Noise control and moisture management constitute two rapidly growing economic and public policy concerns for the construction industry. Areas with high acoustical isolation (commonly referred to as ‘soundproofed’) are requested and required for a variety of purposes. Apartments, condominiums, hotels, schools and hospitals all require rooms with walls, ceilings and floors that reduce the transmission of sound thereby minimizing, or eliminating, the disturbance to people in adjacent rooms. Soundproofing is particularly important in buildings adjacent to public transportation, such as highways, airports and railroad lines. Additionally theaters, home theaters, music practice rooms, recording studios and others require increased noise abatement. Likewise, hospitals and general healthcare facilities have begun to recognize acoustical comfort as an important part of a patient's recovery time. One measure of the severity of multi-party residential and commercial noise control issues is the widespread emergence of model building codes and design guidelines that specify minimum Sound Transmission Class (STC) ratings for specific wall structures within a building. Another measure is the broad emergence of litigation between homeowners and builders over the issue of unacceptable noise levels. To the detriment of the U.S. economy, both problems have resulted in major builders refusing to build homes, condos and apartments in certain municipalities; and in widespread cancellation of liability insurance for builders. The International Code Council has established that the minimum sound isolation between multiple tenant dwellings or between dwellings and corridors is a lab certified STC 50. Regional codes or builder specifications for these walls are often STC 60 or more.
In addition the issue of noise control, fire resistance is an equally important construction industry concern. In fact, the primary objective of today's model building codes is ensuring that building occupants are safe from fire. The model building codes such as that of the International Code Council (ICC) or the National Fire Protection Association (NFPA) are written so that buildings will protect occupants who aren't intimate with the initial fire development for as long as they need to evacuate, relocate, or defend themselves in place. Buildings are also designed to provide firefighters and emergency responders with a reasonable degree of safety during search and rescue operations, and reasonably protect people near the fire from injury and death. Finally, the codes intend to protect adjacent buildings from substantial damage during a fire. These building codes use fire resistance to create safe structures in a strategy is known as compartmentation. The concept is to prevent a fire from spreading from the compartment of origin to an adjacent compartment for a prescribed length of time. For this purpose, a compartment can be defined in many ways: such as the occupied rooms of multi-family dwellings; as an entire building or some portion of a building (e.g. one floor in a high-rise); or as a single room like a hotel room. Buildings with mixed or multiple occupancies may be divided either vertically or horizontally into separate occupancies by fire-resistance-rated construction.
It is obvious that the problem is compounded when a single wall or structure needs to effectively both abate high noise levels and offer superior fire resistance.

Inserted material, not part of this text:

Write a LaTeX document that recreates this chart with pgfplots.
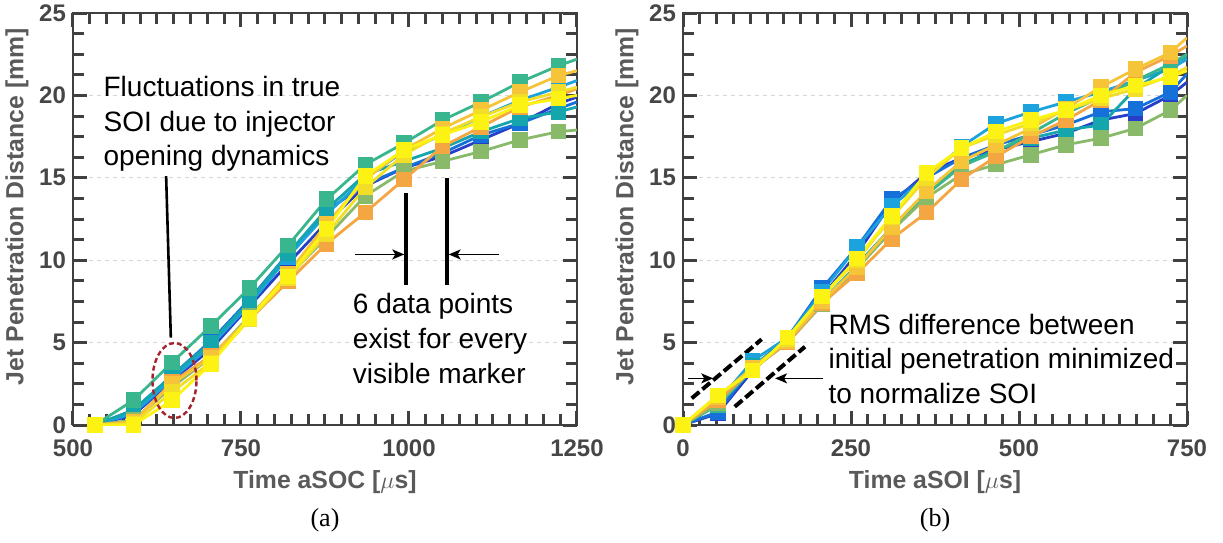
\documentclass[border=0pt]{standalone}
\usepackage{fontspec}
\setmainfont{Liberation Sans}
\newfontfamily\serifrm{Liberation Serif}
\usepackage{pgfplots}
\pgfplotsset{compat=1.18}
\usepackage{pgfplotstable}
\usetikzlibrary{arrows.meta}

\definecolor{c1}{RGB}{38,62,200}
\definecolor{c2}{RGB}{22,112,218}
\definecolor{c3}{RGB}{28,162,220}
\definecolor{c4}{RGB}{20,166,172}
\definecolor{c5}{RGB}{58,182,142}
\definecolor{c6}{RGB}{136,186,106}
\definecolor{c7}{RGB}{243,166,66}
\definecolor{c8}{RGB}{246,196,56}
\definecolor{c9}{RGB}{242,222,40}
\definecolor{c10}{RGB}{252,242,20}
\definecolor{axgray}{RGB}{64,64,64}
\definecolor{tickgray}{RGB}{70,70,70}
\definecolor{labgray}{RGB}{90,90,90}
\definecolor{ellred}{RGB}{165,35,45}

\newcommand\annfont{\fontsize{14}{17}\selectfont}

\pgfplotstableread{
x c1 c2 c3 c4 c5 c6 c7 c8 c9 c10
532.5 0 0 0 0 0 0 0 0 0 0
590 0.6 0.9 0.7 0.9 1.5 0.3 0.2 0.2 0.1 0
647.5 2.7 3.0 2.8 3.0 3.8 2.3 2.6 2.5 2.0 1.5
705 4.6 5.1 4.8 5.0 6.0 4.1 4.2 4.1 3.8 3.7
762.5 7.2 7.6 7.3 7.5 8.3 6.6 6.4 6.5 6.4 6.5
820 9.8 10.4 10.2 10.4 10.9 9.0 8.7 9.2 8.9 9.0
877.5 12.3 13.0 12.8 13.1 13.7 11.4 11.0 12.2 11.6 11.9
935 14.5 14.6 15.0 15.2 15.8 13.9 12.9 14.9 14.4 15.1
992.5 15.6 15.6 16.6 16.0 17.1 15.4 14.9 16.7 16.4 16.7
1050 16.3 16.5 17.6 16.8 18.5 16.0 16.9 18.0 17.7 17.6
1107.5 17.3 17.6 18.7 17.8 19.6 16.6 18.1 19.1 18.7 18.4
1165 18.3 18.3 19.7 18.6 20.8 17.3 19.3 20.2 19.6 19.4
1222.5 19.5 19.2 20.5 19.0 21.8 17.8 20.0 21.2 20.2 19.8
1250 19.9 19.6 20.9 19.3 22.2 17.9 20.4 21.5 20.5 20.0
}\leftdata

\pgfplotstableread{
x c1 c2 c3 c4 c5 c6 c7 c8 c9 c10
0 0 0 0 0 0 0 0 0 0 0
51.8 0.7 0.8 1.4 1.3 1.2 1.3 1.5 1.7 1.8 1.8
103.6 3.3 3.5 3.9 3.6 3.4 3.4 3.4 3.5 3.3 3.3
155.4 5.2 5.3 5.3 5.1 5.0 5.0 5.0 5.1 5.2 5.3
207.2 7.8 8.3 8.1 7.5 7.4 7.3 7.4 7.5 7.8 7.8
259 10.4 10.8 10.8 9.7 9.6 9.5 9.2 9.6 10.0 10.1
310.8 13.5 13.7 13.3 12.0 11.9 11.8 11.3 12.0 12.6 12.7
362.6 15.3 15.0 15.0 14.1 14.0 13.8 12.9 14.2 15.0 15.3
414.4 16.2 16.2 16.9 15.8 15.7 15.2 14.9 16.0 16.8 16.8
466.2 16.7 17.0 18.3 16.7 16.6 15.8 16.3 17.0 17.6 17.8
518 17.2 17.6 19.0 17.4 17.7 16.4 17.5 18.0 18.3 18.5
569.8 17.7 18.2 19.6 17.9 18.9 17.0 18.5 19.2 19.1 19.1
621.6 18.5 19.0 20.2 18.2 19.9 17.4 19.7 20.5 19.8 20.0
673.4 18.9 19.2 20.9 20.4 20.9 18.0 21.4 21.6 20.4 20.6
725.2 20.0 20.2 21.6 21.8 21.9 19.1 22.4 22.6 21.2 21.1
750 20.8 21.3 22.2 22.4 22.5 20.0 23.0 23.5 21.7 21.5
}\rightdata

\pgfplotsset{
  jetaxis/.style={
    width=252pt, height=206pt, scale only axis,
    anchor=south west,
    ymin=0, ymax=25, ytick={0,5,10,15,20,25}, minor y tick num=3,
    minor x tick num=9,
    tick align=inside,
    xtick pos=both, ytick pos=both,
    major tick length=7pt, minor tick length=5.5pt,
    axis line style={draw=axgray, line width=0.85pt},
    tick style={draw=axgray, line width=1.5pt},
    ymajorgrids,
    major grid style={draw=black!16, dash pattern=on 2pt off 2pt, line width=0.6pt},
    tick label style={font=\fontsize{12}{14}\selectfont\bfseries, text=tickgray},
    xticklabel style={yshift=-4pt},
    /pgf/number format/assume math mode=true,
    /pgf/number format/1000 sep={},
    label style={font=\fontsize{12.4}{14}\selectfont\bfseries, text=labgray},
    ylabel={Jet Penetration Distance [mm]},
    ylabel style={at={(axis description cs:-0.111,0.53)}, anchor=center},
    xlabel style={at={(axis description cs:0.5,-0.138)}, anchor=center},
  },
  ser/.style={color=#1, line width=1.4pt, mark=square*, mark size=3.2pt, mark options={solid, fill=#1, draw=#1}},
}

\begin{document}
\begin{tikzpicture}
\useasboundingbox (-36.5pt,-58.5pt) rectangle (575pt,212.5pt);

% ---------- panel (a) ----------
\begin{axis}[jetaxis, name=A, at={(0pt,0pt)},
  xmin=500, xmax=1250, xtick={500,750,1000,1250},
  xlabel={Time aSOC [$\mu$s]}]
\foreach \c in {c1,c2,c3,c4,c5,c6,c7,c8,c9,c10}{
  \edef\temp{\noexpand\addplot[ser=\c, mark indices={1,2,3,4,5,6,7,8,9,10,11,12,13}] table[x=x, y=\c] {\noexpand\leftdata};}
  \temp
}
\draw[ellred, line width=1.2pt, dash pattern=on 2.5pt off 1.5pt] (axis cs:651,2.7) ellipse [x radius=11pt, y radius=18.75pt];
\draw[black, line width=1.3pt] (axis cs:645.6,5.3) -- (axis cs:638.6,15.1);
\draw[black, line width=2pt] (axis cs:995.5,8.5) -- (axis cs:995.5,14.06);
\draw[black, line width=2pt] (axis cs:1056,8.5) -- (axis cs:1056,15.0);
\draw[black, line width=0.8pt, -{Stealth[length=6pt,width=5pt,inset=1.5pt]}] (axis cs:920,10.35) -- (axis cs:993,10.35);
\draw[black, line width=0.8pt, -{Stealth[length=6pt,width=5pt,inset=1.5pt]}] (axis cs:1134,10.35) -- (axis cs:1059,10.35);
\node[anchor=base west, font=\annfont, inner sep=0pt] at (axis cs:545,19.94) {Fluctuations in true};
\node[anchor=base west, font=\annfont, inner sep=0pt] at (axis cs:545,17.83) {SOI due to injector};
\node[anchor=base west, font=\annfont, inner sep=0pt] at (axis cs:545,15.76) {opening dynamics};
\node[anchor=base west, font=\annfont, inner sep=0pt] at (axis cs:916,6.75) {6 data points};
\node[anchor=base west, font=\annfont, inner sep=0pt] at (axis cs:916,4.64) {exist for every};
\node[anchor=base west, font=\annfont, inner sep=0pt] at (axis cs:916,2.53) {visible marker};
\end{axis}
\node[font=\serifrm\fontsize{13}{15}\selectfont] at ([yshift=-47.5pt]A.south) {(a)};

% ---------- panel (b) ----------
\begin{axis}[jetaxis, name=B, at={(305pt,0pt)},
  xmin=0, xmax=750, xtick={0,250,500,750},
  xlabel={Time aSOI [$\mu$s]}]
\foreach \c in {c1,c2,c3,c4,c5,c6,c7,c8,c9,c10}{
  \edef\temp{\noexpand\addplot[ser=\c, mark indices={1,2,3,4,5,6,7,8,9,10,11,12,13,14,15}] table[x=x, y=\c] {\noexpand\rightdata};}
  \temp
}
\draw[black, line width=2pt, dash pattern=on 5pt off 2pt] (axis cs:13,1.62) -- (axis cs:117,5.2);
\draw[black, line width=2pt, dash pattern=on 5pt off 2pt] (axis cs:77,1.11) -- (axis cs:181.5,4.75);
\draw[black, line width=0.8pt, -{Stealth[length=6pt,width=5pt,inset=1.5pt]}] (axis cs:8,2.83) -- (axis cs:45,2.83);
\draw[black, line width=0.8pt, -{Stealth[length=6pt,width=5pt,inset=1.5pt]}] (axis cs:209,2.83) -- (axis cs:137,2.83);
\node[anchor=base west, font=\annfont, inner sep=0pt] at (axis cs:216,5.49) {RMS difference between};
\node[anchor=base west, font=\annfont, inner sep=0pt] at (axis cs:216,3.42) {initial penetration minimized};
\node[anchor=base west, font=\annfont, inner sep=0pt] at (axis cs:216,1.31) {to normalize SOI};
\end{axis}
\node[font=\serifrm\fontsize{13}{15}\selectfont] at ([yshift=-47.5pt]B.south) {(b)};
\end{tikzpicture}
\end{document}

For example, a traditional method for ensuring the fire resistance of a wall assembly is though the use of multiple layers of specially formulated gypsum wallboard. This wallboard, termed type X by the manufacturer, has a high density core reinforced with fiberglass fibers and sold in typical thicknesses of ⅝ inch and 1 inch. Major US manufacturers of type X gypsum include United States Gypsum of Chicago, Ill., National Gypsum of Charlotte, N.C., Georgia Pacific of Atlanta, Ga. and Lafarge of Paris, France. The conflict in the two requirements is evident in the case of many typical wood framed wall assemblies. A single stud wall assembly with a single layer of type X gypsum wallboard on each side is recognized as having a one-hour rating. Similarly, a single stud wall assembly with two layers of type X gypsum wallboard per side has a two-hour fire resistance rating. Unfortunately, while these example walls may meet or exceed the fire resistance requirements of the applicable building code, their acoustical performance is inadequate. That same single stud wall with a single layer of type X gypsum wallboard has been laboratory tested to an STC 34—well below code requirements. A similar wall configuration consisting of two layers of type X gypsum wall board on one side and a single layer of type X gypsum board on the other is an STC 36—only a slightly better result. Obviously, type X gypsum wallboard is an excellent fire resistive element, but a poor acoustical material. Other systems for improving the acoustical performance do exist, including mass loaded vinyl, resilient channels, and sound isolating clips. However, these techniques only add steps and materials to the assembly and do not contribute in any way to the final assembly's fire resistance.
Accordingly, what is needed is a new material and a new method of construction to reduce the transmission of sound from a given room to an adjacent area while simultaneously providing adequate fire resistance.